Copy nothing but the stretch that opens with the line containing "Convert this diagram to TikZ code." and closes with the line containing "(p5) at (440,854)". Keep pictures out.

## start The data

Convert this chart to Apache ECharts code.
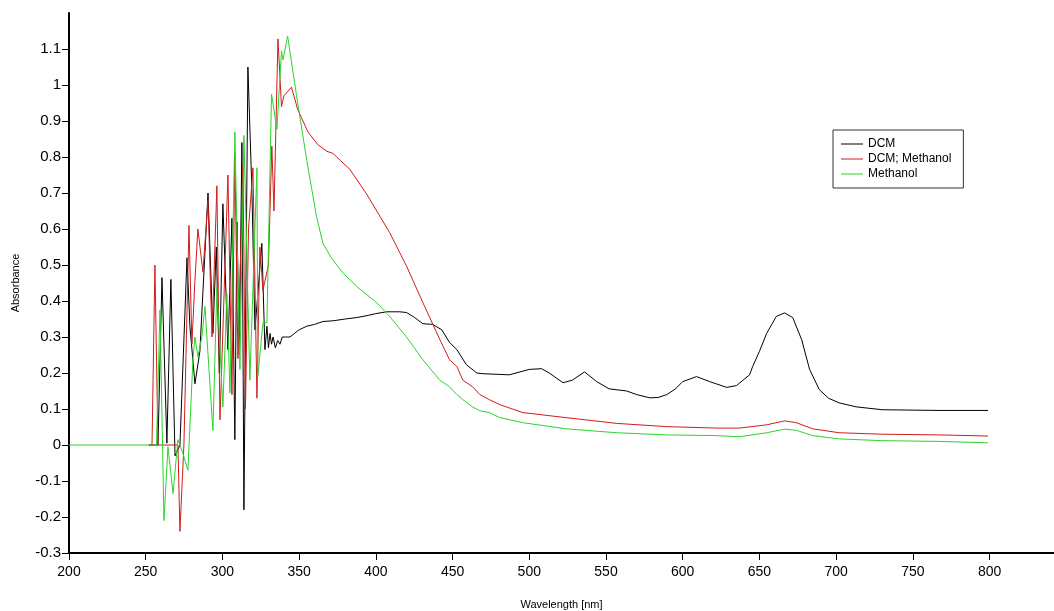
<!DOCTYPE html>
<html>
<head>
<meta charset="utf-8">
<script src="https://cdn.jsdelivr.net/npm/echarts@6/dist/echarts.min.js"></script>
<style>
  html, body { margin: 0; padding: 0; background: #fff; }
  #chart { width: 1054px; height: 611px; }
</style>
</head>
<body>
<div id="chart"></div>
<script>
// wavelength [nm] / absorbance
var dcmNm = [252, 258, 260.6, 263.8, 266.4, 269.1, 272.3, 276.9, 278.8, 282.1, 285.3, 290.6, 293.8, 296, 298, 300.3, 303.6, 306.2, 308.1,
    309.5, 311, 312.7, 314.0, 316.6, 319.2, 321.2, 325.7, 327.7, 329, 330, 331, 332, 333, 334.5, 336, 337.5, 339, 341, 344, 347, 350,
    355, 360, 365.5, 372, 380, 387.6, 395, 400, 407, 415.6, 420, 425, 430.6, 437, 443, 448, 452.8, 459, 465.8, 469.7, 487,
    500, 508, 513, 518, 522, 528, 536, 544, 552, 563.5, 570, 578.5, 584, 589.6, 595, 600, 609, 617.6, 628.7, 635, 643.6,
    645.6, 650, 654.7, 661, 666.4, 671.7, 677.5, 682.7, 689, 695, 702, 713, 730, 767, 799];
var dcmAbs = [0, 0, 0.465, 0.005, 0.46, -0.03, 0.0, 0.52, 0.33, 0.17, 0.26, 0.70, 0.31, 0.55, 0.2, 0.67, 0.265, 0.63, 0.015,
    0.62, 0.25, 0.84, -0.18, 1.05, 0.71, 0.32, 0.56, 0.265, 0.33, 0.27, 0.31, 0.28, 0.30, 0.27, 0.29, 0.28, 0.30, 0.30, 0.30, 0.31, 0.32,
    0.33, 0.335, 0.343, 0.345, 0.35, 0.354, 0.36, 0.365, 0.37, 0.37, 0.368, 0.355, 0.337, 0.335, 0.32, 0.285, 0.265, 0.223, 0.2, 0.198, 0.195,
    0.21, 0.212, 0.20, 0.185, 0.173, 0.18, 0.203, 0.176, 0.156, 0.15, 0.14, 0.131, 0.132, 0.14, 0.155, 0.176, 0.19, 0.176, 0.16, 0.165, 0.195,
    0.218, 0.26, 0.31, 0.357, 0.367, 0.354, 0.293, 0.21, 0.154, 0.13, 0.117, 0.106, 0.098, 0.096, 0.096];

var mixNm = [252, 254.1, 256.0, 258.0, 271, 272.3, 274.9, 278.2, 280.1, 282, 284.0, 287.3, 290.6, 293.2, 296.4, 298.4, 303.6,
    306.2, 308.1, 310.1, 313.4, 315, 317, 319.9, 322.5, 324.4, 326.4, 330, 332.2, 333.6, 336.2, 338.5, 340.1, 345, 349,
    355.7, 362, 368, 372, 377, 383, 394, 409, 420, 430.6, 441.7, 448, 452.8, 456.7, 463, 467.8, 474, 480.8, 495.8, 524,
    557, 589.6, 622, 637, 654.7, 666.4, 674, 684.7, 702, 730, 767, 799];
var mixAbs = [0, 0, 0.50, 0.0, 0.0, -0.24, 0.0, 0.61, 0.28, 0.45, 0.60, 0.48, 0.68, 0.30, 0.72, 0.07, 0.75,
    0.14, 0.81, 0.24, 0.78, 0.10, 0.60, 0.77, 0.13, 0.55, 0.43, 0.50, 0.83, 0.65, 1.128, 0.94, 0.97, 0.994, 0.933,
    0.87, 0.835, 0.816, 0.81, 0.79, 0.766, 0.697, 0.59, 0.497, 0.396, 0.293, 0.237, 0.218, 0.18, 0.162, 0.14, 0.126, 0.112, 0.09, 0.076,
    0.06, 0.051, 0.047, 0.047, 0.056, 0.067, 0.062, 0.045, 0.034, 0.03, 0.028, 0.025];

var meohNm = [200, 257, 259.3, 261.9, 264.5, 267.8, 271.0, 274, 277.5, 280.8, 282.1, 284.0, 286.6, 288.6, 293.8, 296.4, 300.3,
    302.9, 304.9, 308.1, 311.4, 314.0, 317.9, 322.5, 323.1, 326.4, 329, 332.0, 335.5, 338.5, 339.5, 342.5, 348.3, 352.4, 355,
    361.3, 365.5, 371, 378.5, 387.6, 400.7, 409, 420, 430.6, 441.7, 448, 452.8, 456.7, 463, 467.8, 474, 480.8, 495.8, 524,
    557, 589.6, 622, 637, 654.7, 666.4, 674, 684.7, 702, 730, 767, 799];
var meohAbs = [0, 0, 0.375, -0.21, -0.005, -0.135, 0.015, -0.02, -0.07, 0.24, 0.30, 0.245, 0.30, 0.385, 0.04, 0.44, 0.106,
    0.42, 0.145, 0.87, 0.21, 0.86, 0.18, 0.77, 0.19, 0.34, 0.34, 0.975, 0.877, 1.094, 1.07, 1.136, 0.97, 0.86, 0.79,
    0.635, 0.56, 0.52, 0.478, 0.44, 0.395, 0.357, 0.30, 0.237, 0.18, 0.162, 0.14, 0.126, 0.106, 0.095, 0.09, 0.076, 0.062, 0.045,
    0.034, 0.028, 0.026, 0.023, 0.034, 0.044, 0.041, 0.026, 0.017, 0.012, 0.01, 0.006];

var xTicks = [200, 250, 300, 350, 400, 450, 500, 550, 600, 650, 700, 750, 800];
var yTicks = [-0.3, -0.2, -0.1, 0, 0.1, 0.2, 0.3, 0.4, 0.5, 0.6, 0.7, 0.8, 0.9, 1, 1.1];

function pairs(xs, ys) {
    var out = [];
    for (var i = 0; i < xs.length; i++) {
        out.push([xs[i], ys[i]]);
    }
    return out;
}

var font = "'Liberation Sans', Arial, sans-serif";

var myChart = echarts.init(document.getElementById('chart'));
myChart.setOption({
    animation: false,
    backgroundColor: '#fff',
    grid: {
        left: 69,
        right: 0,
        top: 13,
        bottom: 58,
        outerBoundsMode: 'none'
    },
    legend: {
        orient: 'vertical',
        left: 833,
        top: 130,
        icon: 'rect',
        itemWidth: 22,
        itemHeight: 1,
        itemGap: 3,
        itemTextGap: 5,
        padding: [8, 12, 8, 8],
        borderColor: '#333',
        borderWidth: 1,
        backgroundColor: '#fff',
        textStyle: { fontFamily: font, fontSize: 12, color: '#000' },
        data: ['DCM', 'DCM; Methanol', 'Methanol']
    },
    xAxis: {
        type: 'value',
        min: 200,
        max: 842,
        interval: 50,
        name: 'Wavelength [nm]',
        nameLocation: 'middle',
        nameGap: 46,
        nameTextStyle: { fontFamily: font, fontSize: 11, color: '#000' },
        splitLine: { show: false },
        axisLine: { onZero: false, lineStyle: { color: '#000', width: 2 } },
        axisTick: { length: 7, customValues: xTicks, lineStyle: { color: '#000', width: 1 } },
        axisLabel: { customValues: xTicks, margin: 12, fontFamily: font, fontSize: 14, color: '#000' }
    },
    yAxis: {
        type: 'value',
        min: -0.3,
        max: 1.2,
        interval: 0.1,
        name: 'Absorbance',
        nameLocation: 'middle',
        nameGap: 48,
        nameTextStyle: { fontFamily: font, fontSize: 11, color: '#000' },
        splitLine: { show: false },
        axisLine: { show: true, onZero: false, lineStyle: { color: '#000', width: 2 } },
        axisTick: { show: true, length: 7, customValues: yTicks, lineStyle: { color: '#000', width: 1 } },
        axisLabel: { customValues: yTicks, margin: 8, fontFamily: font, fontSize: 15, color: '#000' }
    },
    series: [
        {
            name: 'DCM',
            type: 'line',
            symbol: 'none',
            data: pairs(dcmNm, dcmAbs),
            lineStyle: { color: '#000000', width: 1 },
            itemStyle: { color: '#000000' }
        },
        {
            name: 'DCM; Methanol',
            type: 'line',
            symbol: 'none',
            data: pairs(mixNm, mixAbs),
            lineStyle: { color: '#d01c1c', width: 1 },
            itemStyle: { color: '#d01c1c' }
        },
        {
            name: 'Methanol',
            type: 'line',
            symbol: 'none',
            data: pairs(meohNm, meohAbs),
            lineStyle: { color: '#2cd42c', width: 1 },
            itemStyle: { color: '#2cd42c' }
        }
    ]
});
</script>
</body>
</html>
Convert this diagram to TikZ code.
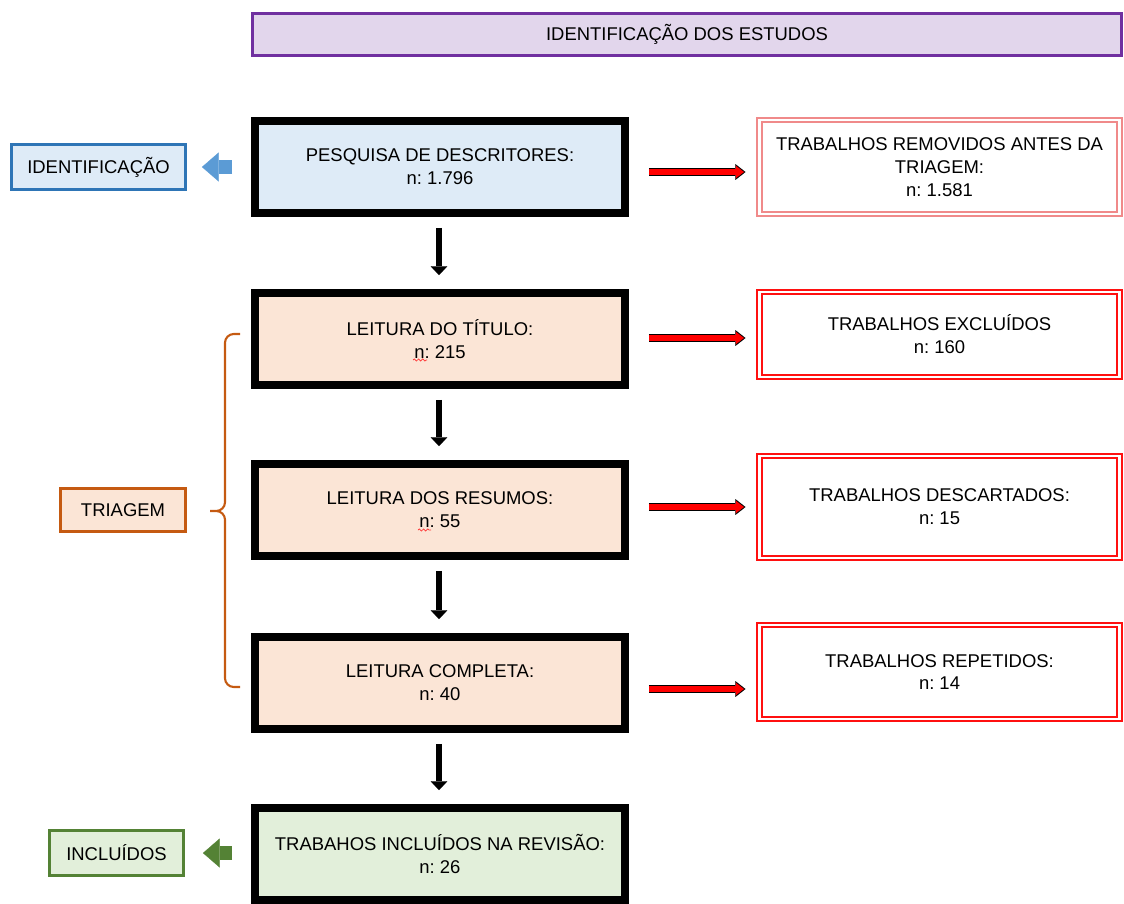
\documentclass[tikz,border=0pt]{standalone}
\usepackage{fontspec}
\setmainfont{Liberation Sans}
\usetikzlibrary{arrows.meta,calc,decorations.pathmorphing}

\definecolor{idblue}{HTML}{2E75B6}
\definecolor{idfill}{HTML}{DEEBF7}
\definecolor{idarrow}{HTML}{5B9BD5}
\definecolor{trorange}{HTML}{C55A11}
\definecolor{trfill}{HTML}{FBE5D6}
\definecolor{ingreen}{HTML}{548235}
\definecolor{infill}{HTML}{E2EFDA}
\definecolor{topviolet}{HTML}{7030A0}
\definecolor{topfill}{HTML}{E2D6EC}
\definecolor{lightred}{HTML}{F08A8A}
\definecolor{outred}{HTML}{FF1010}

\begin{document}
\begin{tikzpicture}[x=0.02cm, y=-0.02cm,
    every node/.style={font=\fontsize{10.5}{13}\selectfont\frenchspacing, align=center, inner sep=0pt},
    mainbox/.style={draw=black, line width=4.5pt, fill=#1,
        minimum width=7.4cm, minimum height=1.84cm},
    outbox/.style={draw=#1, line width=1.2pt, double=white, double distance=1.2pt,
        minimum width=7.2cm},
    sidebox/.style={draw=#1, line width=1.7pt},
    downarrow/.style={draw=black, line width=3.4pt,
        -{Triangle[length=5pt,width=9.5pt,line width=0.1pt]}},
    redarrow/.style={draw=red, line width=3pt, shorten >=0.9pt,
        -{Triangle[length=4.6pt,width=7pt,line width=0.1pt]},
        preaction={draw=black, line width=4.6pt, shorten >=0pt,
            -{Triangle[length=5.8pt,width=9pt,line width=0.1pt]}}},
    fatarrow/.style={draw=#1, line width=8pt,
        -{Triangle[length=9.5pt,width=16.5pt,line width=0.1pt]}}
]
    \useasboundingbox (0,0) rectangle (1124,903);

    % Title bar
    \node[sidebox=topviolet, fill=topfill, minimum width=17.4cm, minimum height=0.84cm]
        (title) at (687,34.5) {IDENTIFICAÇÃO DOS ESTUDOS};

    % Main column
    \node[mainbox=idfill] (p1) at (440,167) {PESQUISA DE DESCRITORES:\\n: 1.796};
    \node[mainbox=trfill] (p2) at (440,339) {LEITURA DO TÍTULO:\\n: 215};
    \node[mainbox=trfill] (p3) at (440,510) {LEITURA DOS RESUMOS:\\n: 55};
    \node[mainbox=trfill] (p4) at (440,683) {LEITURA COMPLETA:\\n: 40};
    \node[mainbox=infill] (p5) at (440,854) {TRABAHOS INCLUÍDOS NA REVISÃO:\\n: 26};

    % Removed studies
    \node[outbox=lightred, minimum height=1.87cm] (r1) at (939.5,167)
        {TRABALHOS REMOVIDOS ANTES DA\\TRIAGEM:\\n: 1.581};
    \node[outbox=outred, minimum height=1.69cm] (r2) at (939.5,334.5)
        {TRABALHOS EXCLUÍDOS\\n: 160};
    \node[outbox=outred, minimum height=2.03cm] (r3) at (939.5,507)
        {TRABALHOS DESCARTADOS:\\n: 15};
    \node[outbox=outred, minimum height=1.87cm] (r4) at (939.5,672)
        {TRABALHOS REPETIDOS:\\n: 14};

    % Stage labels
    \node[sidebox=idblue, fill=idfill, minimum width=3.48cm, minimum height=0.9cm]
        (ident) at (98.5,167) {IDENTIFICAÇÃO};
    \node[sidebox=trorange, fill=trfill, minimum width=2.5cm, minimum height=0.86cm]
        (triag) at (123,510) {TRIAGEM};
    \node[sidebox=ingreen, fill=infill, minimum width=2.68cm, minimum height=0.9cm]
        (incl) at (116.5,853) {INCLUÍDOS};

    % Down arrows
    \foreach \a/\b in {p1/p2, p2/p3, p3/p4, p4/p5}
        \draw[downarrow] ($(\a.south)+(-1,11)$) -- ($(\b.north)+(-1,-14)$);

    % Red arrows
    \foreach \a/\b/\dy in {p1/r1/5, p2/r2/-1, p3/r3/-3, p4/r4/6}
        \draw[redarrow] ($(\a.east)+(20,\dy)$) -- ($(\b.west |- \a.east)+(-13,\dy)$);

    % Side arrows
    \draw[fatarrow=idarrow] ($(p1.west)+(-19,0)$) -- ($(ident.east)+(15,0)$);
    \draw[fatarrow=ingreen] ($(p5.west)+(-19,-1)$) -- ($(incl.east)+(18,0)$);

    % Brace for screening
    \draw[trorange, line width=1.2pt, rounded corners=5pt]
        (240,334) -| (225,511) -- (210,511)
        (240,687) -| (225,511) -- (210,511);

    % Spelling marks
    \draw[red!80, line width=0.4pt, decorate,
        decoration={snake, amplitude=0.6pt, segment length=2.4pt}]
        ($(p2.center)+(-27,21)$) -- ++(14,0);
    \draw[red!80, line width=0.4pt, decorate,
        decoration={snake, amplitude=0.6pt, segment length=2.4pt}]
        ($(p3.center)+(-22,20)$) -- ++(13,0);
\end{tikzpicture}
\end{document}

## end The data

▶ Complete response
Convert this diagram to TikZ code.
\documentclass[tikz,border=0pt]{standalone}
\usepackage{fontspec}
\setmainfont{Liberation Sans}
\usetikzlibrary{arrows.meta,calc,decorations.pathmorphing}

\definecolor{idblue}{HTML}{2E75B6}
\definecolor{idfill}{HTML}{DEEBF7}
\definecolor{idarrow}{HTML}{5B9BD5}
\definecolor{trorange}{HTML}{C55A11}
\definecolor{trfill}{HTML}{FBE5D6}
\definecolor{ingreen}{HTML}{548235}
\definecolor{infill}{HTML}{E2EFDA}
\definecolor{topviolet}{HTML}{7030A0}
\definecolor{topfill}{HTML}{E2D6EC}
\definecolor{lightred}{HTML}{F08A8A}
\definecolor{outred}{HTML}{FF1010}

\begin{document}
\begin{tikzpicture}[x=0.02cm, y=-0.02cm,
    every node/.style={font=\fontsize{10.5}{13}\selectfont\frenchspacing, align=center, inner sep=0pt},
    mainbox/.style={draw=black, line width=4.5pt, fill=#1,
        minimum width=7.4cm, minimum height=1.84cm},
    outbox/.style={draw=#1, line width=1.2pt, double=white, double distance=1.2pt,
        minimum width=7.2cm},
    sidebox/.style={draw=#1, line width=1.7pt},
    downarrow/.style={draw=black, line width=3.4pt,
        -{Triangle[length=5pt,width=9.5pt,line width=0.1pt]}},
    redarrow/.style={draw=red, line width=3pt, shorten >=0.9pt,
        -{Triangle[length=4.6pt,width=7pt,line width=0.1pt]},
        preaction={draw=black, line width=4.6pt, shorten >=0pt,
            -{Triangle[length=5.8pt,width=9pt,line width=0.1pt]}}},
    fatarrow/.style={draw=#1, line width=8pt,
        -{Triangle[length=9.5pt,width=16.5pt,line width=0.1pt]}}
]
    \useasboundingbox (0,0) rectangle (1124,903);

    % Title bar
    \node[sidebox=topviolet, fill=topfill, minimum width=17.4cm, minimum height=0.84cm]
        (title) at (687,34.5) {IDENTIFICAÇÃO DOS ESTUDOS};

    % Main column
    \node[mainbox=idfill] (p1) at (440,167) {PESQUISA DE DESCRITORES:\\n: 1.796};
    \node[mainbox=trfill] (p2) at (440,339) {LEITURA DO TÍTULO:\\n: 215};
    \node[mainbox=trfill] (p3) at (440,510) {LEITURA DOS RESUMOS:\\n: 55};
    \node[mainbox=trfill] (p4) at (440,683) {LEITURA COMPLETA:\\n: 40};
    \node[mainbox=infill] (p5) at (440,854) {TRABAHOS INCLUÍDOS NA REVISÃO:\\n: 26};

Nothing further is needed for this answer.